My question to you is, if you’re Tony Bennett and you see your team is [unraveling], do you just say, “We gotta get away from what we’re doing right now.” … There had to be some other wrinkle to throw into this.

Titus: I would actually argue maybe the opposite. I felt like Virginia didn’t stick to their plan. Ideally I would’ve liked for Virginia to say, “We won 31 games. We went [31-2 before the NCAA tournament].” … They lose one game earlier in the [season] to West Virginia, and then the only other game they lose comes in overtime. Playing a certain way got them this far. And like you said, their whole defense is predicated on the percentages. You’re saying like, “UMBC is gonna come out hot. They’re gonna hit 3s, that’s fine. Let them do that. They can’t possibly keep this pace going.” And I guess I would’ve like to see [Virginia] stick to the plan more. In a weird way, keep giving UMBC the 3s. Because they didn’t know what to give them.

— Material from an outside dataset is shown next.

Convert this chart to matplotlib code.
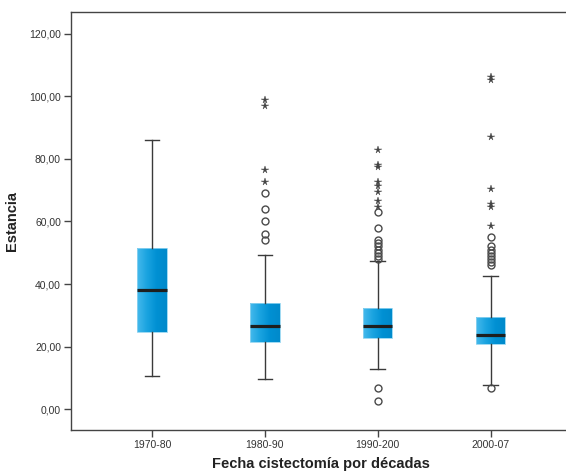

So Baltimore starts hitting [3s], and then suddenly Virginia doesn’t know what to do. Are we trying to take away the 3s? Are we trying to take away the drives? So they get flustered and they take away nothing. I think, for me, I wish they just would’ve stuck to the plan. … The shots are gonna stop falling for them. They’re gonna start falling for us. We don’t need to rush shots. You can’t hit a 15-point shot on offense.